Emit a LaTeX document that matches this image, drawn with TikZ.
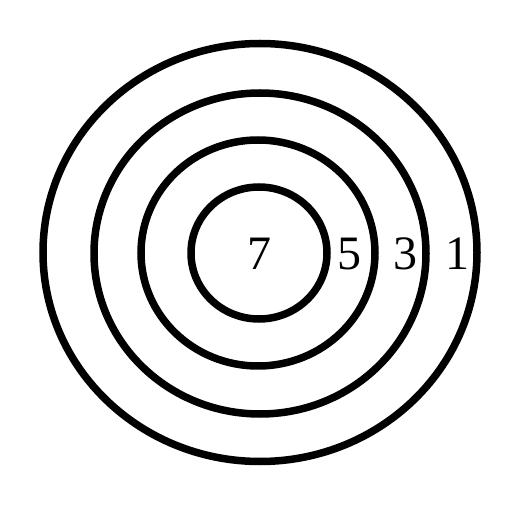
\documentclass[tikz,border=0pt]{standalone}
\usepackage{fontspec}
\setmainfont{Liberation Serif}
\begin{document}
\begin{tikzpicture}[x=1pt,y=1pt,
  ring/.style={line width=7.5pt, draw=black},
  num/.style={font=\fontsize{48}{48}\selectfont, anchor=base, inner sep=0pt}]
\useasboundingbox (0,0) rectangle (528,504);
\draw[ring] (260,251.5) ellipse [x radius=217, y radius=209];
\draw[ring] (260,250.5) ellipse [x radius=166, y radius=160.5];
\draw[ring] (258,251) ellipse [x radius=117, y radius=113];
\draw[ring] (259,251) ellipse [x radius=68, y radius=66];
\node[num] (n7) at (259,234) {7};
\node[num] (n5) at (349,234) {5};
\node[num] (n3) at (405,234) {3};
\node[num] (n1) at (457.5,234) {1};
\end{tikzpicture}
\end{document}
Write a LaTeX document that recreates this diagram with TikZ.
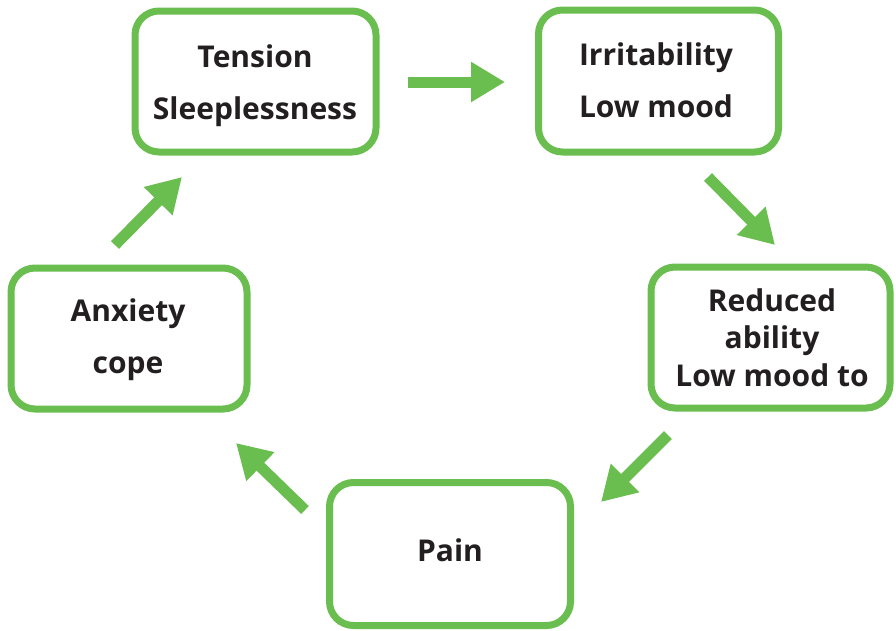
\documentclass[tikz,border=0pt]{standalone}
\usepackage{fontspec}
\setmainfont{Open Sans}
\usetikzlibrary{arrows.meta}
\definecolor{cgreen}{HTML}{69BE4F}
\definecolor{ctext}{HTML}{231F20}
\begin{document}
\begin{tikzpicture}[x=1pt,y=-1pt,
  cbox/.style={draw=cgreen, line width=7pt, rounded corners=24pt, fill=white, inner sep=0pt},
  ctxt/.style={inner sep=0pt, align=center, text=ctext, font=\bfseries\fontsize{30}{52}\selectfont},
  carrow/.style={draw=cgreen, line width=11pt, -{Triangle[width=38pt,length=34pt]}}]
\useasboundingbox (0,0) rectangle (896,630);
\node[cbox, minimum width=241pt, minimum height=141pt] (b1) at (255.5,81.5) {};
\node[cbox, minimum width=240pt, minimum height=142pt] (b2) at (658.5,81) {};
\node[cbox, minimum width=239pt, minimum height=141pt] (b3) at (770.5,337.5) {};
\node[cbox, minimum width=241pt, minimum height=143pt] (b4) at (450,554) {};
\node[cbox, minimum width=236pt, minimum height=141pt] (b5) at (129,338.5) {};
\node[ctxt] (t1) at (255,85.5) {Tension\\Sleeplessness};
\node[ctxt] (t2) at (656,80.5) {Irritability\\Low mood};
\node[ctxt, font=\bfseries\fontsize{30}{37.5}\selectfont] (t3) at (772,337.5) {Reduced\\ability\\Low mood to};
\node[ctxt] (t4) at (450,550) {Pain};
\node[ctxt] (t5) at (128,339.5) {Anxiety\\cope};
\coordinate (a1s) at (408,82); \coordinate (a1e) at (505,82);
\coordinate (a2s) at (708,177); \coordinate (a2e) at (775,245);
\coordinate (a3s) at (668,435); \coordinate (a3e) at (601,502);
\coordinate (a4s) at (305,510); \coordinate (a4e) at (236,443);
\coordinate (a5s) at (115,245); \coordinate (a5e) at (182,177);
\draw[carrow] (a1s) -- (a1e);
\draw[carrow] (a2s) -- (a2e);
\draw[carrow] (a3s) -- (a3e);
\draw[carrow] (a4s) -- (a4e);
\draw[carrow] (a5s) -- (a5e);
\end{tikzpicture}
\end{document}
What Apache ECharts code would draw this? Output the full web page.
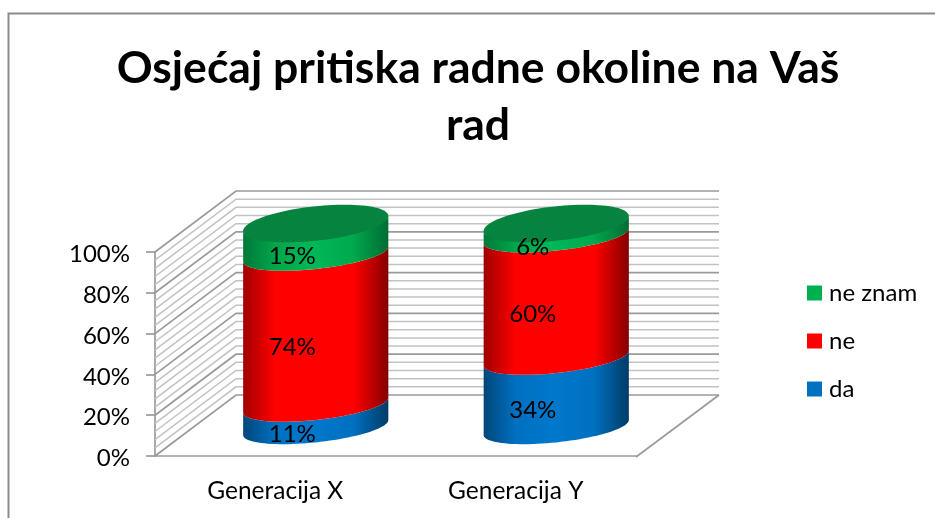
<!DOCTYPE html>
<html><head><meta charset="utf-8">
<style>html,body{margin:0;padding:0;background:#fff}#c{width:935px;height:518px}</style>
<script src="https://cdn.jsdelivr.net/npm/echarts@6/dist/echarts.min.js"></script>
</head><body><div id="c"></div>
<script>
const categories = ['Generacija X', 'Generacija Y'];
const da = [11, 34];
const ne = [74, 60];
const neZnam = [15, 6];
const wallTicks = [0,4,8,12,16,20,24,28,32,36,40,44,48,52,56,60,64,68,72,76,80,84,88,92,96,100];
const titleText = 'Osjećaj pritiska radne okoline na Vaš\nrad';

const DX = 81, DY = -61;            // depth of the 3D box
const BASE_X = 40.5, BASE_Y = -28.5;  // where the cylinders stand on the floor
const A = 73, B_TOP = 17.2, B_BODY = 14.8, ROT = -6.2 * Math.PI / 180;
const FONT = 'Lato';
const GRID_LINE = '#9a9a9a', MINOR_LINE = '#c2c2c2';

function ell(cx, cy, t, B) {
  const c = Math.cos(t), s = Math.sin(t), cr = Math.cos(ROT), sr = Math.sin(ROT);
  return [cx + A * c * cr - B * s * sr, cy + A * c * sr + B * s * cr];
}
function frontArc(cx, cy, B, reverse) {
  const t0 = Math.atan2(-B * Math.sin(ROT), A * Math.cos(ROT));
  const pts = [];
  for (let i = 0; i <= 48; i++) pts.push(ell(cx, cy, t0 + Math.PI * i / 48, B));
  return reverse ? pts.reverse() : pts;
}
function fullEll(cx, cy, B) {
  const pts = [];
  for (let i = 0; i < 96; i++) pts.push(ell(cx, cy, Math.PI * 2 * i / 96, B));
  return pts;
}
const shades = {
  blue:  ['#00467a', '#0070c0', '#0078cc', '#0070c0', '#003c66'],
  red:   ['#a00000', '#ff0000', '#ff0000', '#ff0000', '#850000'],
  green: ['#00793a', '#00a64a', '#00b858', '#00a84c', '#006c34']
};
function grad(c) {
  return new echarts.graphic.LinearGradient(0, 0, 1, 0, [
    {offset: 0, color: c[0]}, {offset: 0.22, color: c[1]}, {offset: 0.48, color: c[2]},
    {offset: 0.76, color: c[3]}, {offset: 1, color: c[4]}
  ]);
}
function cylinderSeries(name, values, below, shade, legendColor, isTop) {
  return {
    name, type: 'custom', coordinateSystem: 'cartesian2d', z: 5,
    itemStyle: {color: legendColor},
    data: values.map((v, i) => [i, below[i], below[i] + v, v]),
    renderItem(params, api) {
      const p0 = api.coord([api.value(0), api.value(1)]);
      const p1 = api.coord([api.value(0), api.value(2)]);
      const cx = p0[0] + BASE_X, y0 = p0[1] + BASE_Y, y1 = p1[1] + BASE_Y;
      const poly = frontArc(cx, y0, B_BODY).concat(frontArc(cx, y1, B_BODY, true));
      const kids = [{
        type: 'polygon', shape: {points: poly}, style: {fill: grad(shade)}
      }];
      if (isTop) kids.push({
        type: 'polygon', shape: {points: fullEll(cx, y1, B_TOP)}, style: {fill: '#06843f'}
      });
      kids.push({
        type: 'text', z2: 10,
        style: {
          text: api.value(3) + '%', x: cx - 23.5, y: (y0 + y1) / 2 + 17.5,
          align: 'center', verticalAlign: 'middle',
          font: '24px ' + FONT, fill: '#000'
        }
      });
      return {type: 'group', children: kids};
    }
  };
}
const below2 = da.map((v, i) => v + ne[i]);
const zeros = da.map(() => 0);

const wallSeries = {
  type: 'custom', coordinateSystem: 'cartesian2d', z: 1, silent: true,
  data: wallTicks.map(v => [0, v]),
  encode: {x: 0, y: 1},
  renderItem(params, api) {
    const cs = params.coordSys;
    const y = api.coord([0, api.value(1)])[1];
    const major = api.value(1) % 20 === 0;
    const x0 = cs.x, x1 = cs.x + cs.width;
    return {
      type: 'polyline',
      shape: {points: [[x0, y], [x0 + DX, y + DY], [x1 + DX + 2, y + DY]]},
      style: {stroke: major ? GRID_LINE : MINOR_LINE, lineWidth: major ? 1.7 : 1.5, fill: null}
    };
  }
};
const floorSeries = {
  type: 'custom', coordinateSystem: 'cartesian2d', z: 2, silent: true,
  data: [[0, 0]],
  renderItem(params, api) {
    const cs = params.coordSys;
    const y = api.coord([0, 0])[1];
    const x1 = cs.x + cs.width;
    return {
      type: 'polyline',
      shape: {points: [[x1, y + 1], [x1 + DX + 2, y + DY]]},
      style: {stroke: GRID_LINE, lineWidth: 1.7, fill: null}
    };
  }
};

const chart = echarts.init(document.getElementById('c'), null, {renderer: 'canvas'});
chart.setOption({
  animation: false,
  backgroundColor: '#fff',
  graphic: [{
    type: 'polyline', silent: true,
    shape: {points: [[8.5, 530], [8.5, 13.5], [940, 13.5]]},
    style: {stroke: '#8c8c8c', lineWidth: 2, fill: null}
  }],
  title: {
    text: titleText, left: 473, top: 35, textAlign: 'center',
    textStyle: {fontFamily: FONT, fontWeight: 'bold', fontSize: 44.5, lineHeight: 57, color: '#000'}
  },
  legend: {
    data: ['ne znam', 'ne', 'da'], orient: 'vertical', left: 807, top: 279, padding: 0,
    icon: 'rect', itemWidth: 15, itemHeight: 15, itemGap: 20, selectedMode: false,
    textStyle: {fontFamily: FONT, fontSize: 24, lineHeight: 28, color: '#000', padding: [0, 0, 0, 2]}
  },
  grid: {left: 155, top: 252, width: 481, height: 204},
  xAxis: {
    type: 'category', data: categories, boundaryGap: true,
    axisLine: {lineStyle: {color: GRID_LINE, width: 1.7}},
    axisTick: {show: false},
    axisLabel: {fontFamily: FONT, fontSize: 24.5, color: '#000', margin: 23}
  },
  yAxis: {
    type: 'value', min: 0, max: 100, interval: 20,
    axisLine: {show: true, lineStyle: {color: GRID_LINE, width: 1.7}},
    axisTick: {show: true, length: 9, lineStyle: {color: GRID_LINE, width: 1.7}},
    splitLine: {show: false},
    axisLabel: {
      color: '#000', margin: 25, formatter: '{a|{value}%}',
      rich: {a: {fontFamily: FONT, fontSize: 24, color: '#000', padding: [5, 0, 0, 0]}}
    }
  },
  series: [
    wallSeries, floorSeries,
    cylinderSeries('da', da, zeros, shades.blue, '#0070c0', false),
    cylinderSeries('ne', ne, da, shades.red, '#ff0000', false),
    cylinderSeries('ne znam', neZnam, below2, shades.green, '#00b050', true)
  ]
});
</script></body></html>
_____
What you are asked to do
Keep the pictures out, and extract only the lines that begin at the one containing "What Apache ECharts" and end at the one containing "const GRID_LINE = '#9a9a9a', MINOR_LINE", inclusive.

Written response
What Apache ECharts code would draw this? Output the full web page.
<!DOCTYPE html>
<html><head><meta charset="utf-8">
<style>html,body{margin:0;padding:0;background:#fff}#c{width:935px;height:518px}</style>
<script src="https://cdn.jsdelivr.net/npm/echarts@6/dist/echarts.min.js"></script>
</head><body><div id="c"></div>
<script>
const categories = ['Generacija X', 'Generacija Y'];
const da = [11, 34];
const ne = [74, 60];
const neZnam = [15, 6];
const wallTicks = [0,4,8,12,16,20,24,28,32,36,40,44,48,52,56,60,64,68,72,76,80,84,88,92,96,100];
const titleText = 'Osjećaj pritiska radne okoline na Vaš\nrad';

const DX = 81, DY = -61;            // depth of the 3D box
const BASE_X = 40.5, BASE_Y = -28.5;  // where the cylinders stand on the floor
const A = 73, B_TOP = 17.2, B_BODY = 14.8, ROT = -6.2 * Math.PI / 180;
const FONT = 'Lato';
const GRID_LINE = '#9a9a9a', MINOR_LINE = '#c2c2c2';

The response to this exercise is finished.